WHAT IS NEEDED: All of the listing below must be repeated word for word. Pictures are the only thing to omit.
******
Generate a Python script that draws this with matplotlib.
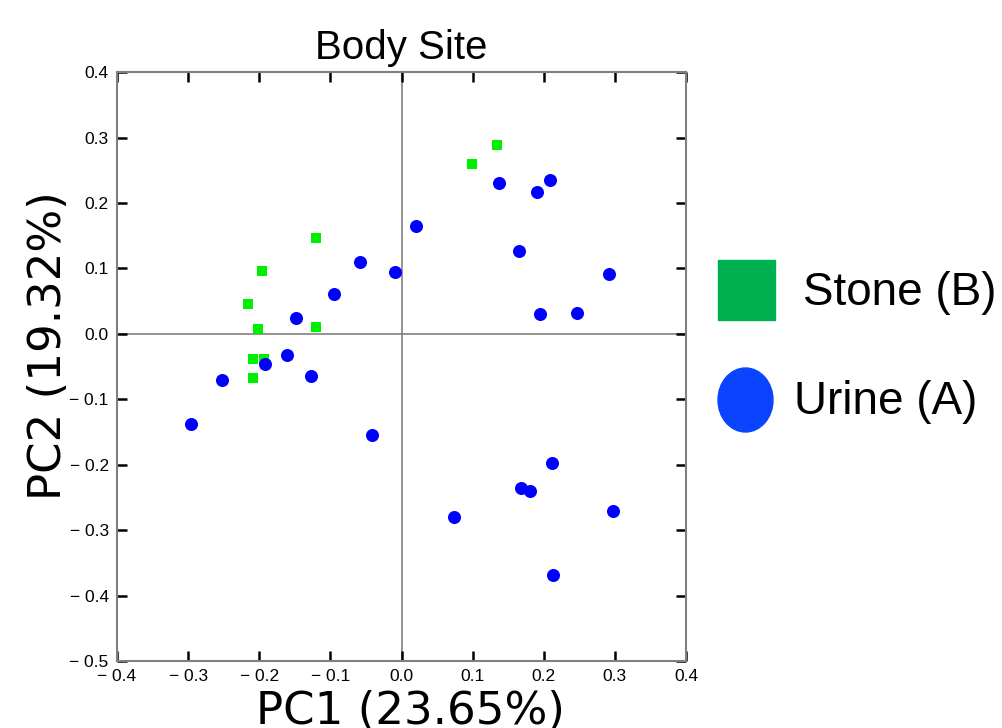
import matplotlib
matplotlib.use("Agg")
import matplotlib.pyplot as plt
from matplotlib.patches import Rectangle, Ellipse

# PCA scores
stone_x = [0.134, 0.099, -0.120, -0.196, -0.216, -0.202, -0.120, -0.209, -0.193, -0.209]
stone_y = [0.288, 0.259, 0.146, 0.096, 0.045, 0.007, 0.010, -0.039, -0.039, -0.067]

urine_x = [-0.059, -0.009, -0.095, -0.148, -0.161, -0.192, -0.252, -0.128, -0.296, -0.042,
           0.021, 0.137, 0.191, 0.209, 0.165, 0.292, 0.195, 0.246,
           0.212, 0.168, 0.181, 0.074, 0.297, 0.213]
urine_y = [0.109, 0.094, 0.061, 0.024, -0.032, -0.046, -0.070, -0.064, -0.138, -0.155,
           0.165, 0.230, 0.217, 0.235, 0.126, 0.091, 0.030, 0.032,
           -0.197, -0.235, -0.240, -0.280, -0.270, -0.369]

x_ticks = [-0.4, -0.3, -0.2, -0.1, 0.0, 0.1, 0.2, 0.3, 0.4]
y_ticks = [-0.5, -0.4, -0.3, -0.2, -0.1, 0.0, 0.1, 0.2, 0.3, 0.4]


def tick_text(v):
    if v < 0:
        return "\u2212 %.1f" % abs(v)
    return "%.1f" % v


def main():
    fig = plt.figure(figsize=(10.03, 7.28), dpi=100)
    ax = fig.add_axes([0.1167, 0.092, 0.5673, 0.809])

    ax.axhline(0, color="#808080", lw=1.2, zorder=1)
    ax.axvline(0, color="#808080", lw=1.2, zorder=1)

    ax.scatter(stone_x, stone_y, marker="s", s=60, color="#00ee00", linewidths=0, zorder=3)
    ax.scatter(urine_x, urine_y, marker="o", s=88, color="#0000ff", linewidths=0, zorder=4)

    ax.set_xlim(-0.4, 0.4)
    ax.set_ylim(-0.5, 0.4)
    ax.set_xticks(x_ticks)
    ax.set_yticks(y_ticks)
    ax.set_xticklabels([tick_text(v) for v in x_ticks])
    ax.set_yticklabels([tick_text(v) for v in y_ticks])
    ax.tick_params(direction="in", length=7, width=1.8, color="black",
                   top=True, right=True, labelsize=12.5, pad=6)
    for lab in ax.get_xticklabels() + ax.get_yticklabels():
        lab.set_family("Liberation Sans")
    for sp in ax.spines.values():
        sp.set_color("#808080")
        sp.set_linewidth(1.5)

    ax.set_title("Body Site", fontsize=29, family="Liberation Sans", pad=9.5)
    ax.set_xlabel("PC1 (23.65%)", fontsize=32.5)
    ax.set_ylabel("PC2 (19.32%)", fontsize=32.5)
    ax.xaxis.set_label_coords(0.515, -0.05)
    ax.yaxis.set_label_coords(-0.082, 0.536)

    # legend drawn beside the plot
    fig.add_artist(Rectangle((718 / 1003, 1 - 320 / 728), 57 / 1003, 60 / 728,
                             transform=fig.transFigure, color="#00b050"))
    fig.add_artist(Ellipse((745.5 / 1003, 1 - 400 / 728), 55 / 1003, 64 / 728,
                           transform=fig.transFigure, color="#0b44ff"))
    fig.text(803 / 1003, 1 - 293 / 728, "Stone (B)", fontsize=33,
             family="Liberation Sans", va="center")
    fig.text(794 / 1003, 1 - 402 / 728, "Urine (A)", fontsize=33,
             family="Liberation Sans", va="center")

    fig.savefig("out.png", dpi=100)


if __name__ == "__main__":
    main()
******
ANSWER:
Generate a Python script that draws this with matplotlib.
import matplotlib
matplotlib.use("Agg")
import matplotlib.pyplot as plt
from matplotlib.patches import Rectangle, Ellipse

# PCA scores
stone_x = [0.134, 0.099, -0.120, -0.196, -0.216, -0.202, -0.120, -0.209, -0.193, -0.209]
stone_y = [0.288, 0.259, 0.146, 0.096, 0.045, 0.007, 0.010, -0.039, -0.039, -0.067]

urine_x = [-0.059, -0.009, -0.095, -0.148, -0.161, -0.192, -0.252, -0.128, -0.296, -0.042,
           0.021, 0.137, 0.191, 0.209, 0.165, 0.292, 0.195, 0.246,
           0.212, 0.168, 0.181, 0.074, 0.297, 0.213]
urine_y = [0.109, 0.094, 0.061, 0.024, -0.032, -0.046, -0.070, -0.064, -0.138, -0.155,
           0.165, 0.230, 0.217, 0.235, 0.126, 0.091, 0.030, 0.032,
           -0.197, -0.235, -0.240, -0.280, -0.270, -0.369]

x_ticks = [-0.4, -0.3, -0.2, -0.1, 0.0, 0.1, 0.2, 0.3, 0.4]
y_ticks = [-0.5, -0.4, -0.3, -0.2, -0.1, 0.0, 0.1, 0.2, 0.3, 0.4]


def tick_text(v):
    if v < 0:
        return "\u2212 %.1f" % abs(v)
    return "%.1f" % v


def main():
    fig = plt.figure(figsize=(10.03, 7.28), dpi=100)
    ax = fig.add_axes([0.1167, 0.092, 0.5673, 0.809])

    ax.axhline(0, color="#808080", lw=1.2, zorder=1)
    ax.axvline(0, color="#808080", lw=1.2, zorder=1)

    ax.scatter(stone_x, stone_y, marker="s", s=60, color="#00ee00", linewidths=0, zorder=3)
    ax.scatter(urine_x, urine_y, marker="o", s=88, color="#0000ff", linewidths=0, zorder=4)

    ax.set_xlim(-0.4, 0.4)
    ax.set_ylim(-0.5, 0.4)
    ax.set_xticks(x_ticks)
    ax.set_yticks(y_ticks)
    ax.set_xticklabels([tick_text(v) for v in x_ticks])
    ax.set_yticklabels([tick_text(v) for v in y_ticks])
    ax.tick_params(direction="in", length=7, width=1.8, color="black",
                   top=True, right=True, labelsize=12.5, pad=6)
    for lab in ax.get_xticklabels() + ax.get_yticklabels():
        lab.set_family("Liberation Sans")
    for sp in ax.spines.values():
        sp.set_color("#808080")
        sp.set_linewidth(1.5)

    ax.set_title("Body Site", fontsize=29, family="Liberation Sans", pad=9.5)
    ax.set_xlabel("PC1 (23.65%)", fontsize=32.5)
    ax.set_ylabel("PC2 (19.32%)", fontsize=32.5)
    ax.xaxis.set_label_coords(0.515, -0.05)
    ax.yaxis.set_label_coords(-0.082, 0.536)

    # legend drawn beside the plot
    fig.add_artist(Rectangle((718 / 1003, 1 - 320 / 728), 57 / 1003, 60 / 728,
                             transform=fig.transFigure, color="#00b050"))
    fig.add_artist(Ellipse((745.5 / 1003, 1 - 400 / 728), 55 / 1003, 64 / 728,
                           transform=fig.transFigure, color="#0b44ff"))
    fig.text(803 / 1003, 1 - 293 / 728, "Stone (B)", fontsize=33,
             family="Liberation Sans", va="center")
    fig.text(794 / 1003, 1 - 402 / 728, "Urine (A)", fontsize=33,
             family="Liberation Sans", va="center")

    fig.savefig("out.png", dpi=100)


if __name__ == "__main__":
    main()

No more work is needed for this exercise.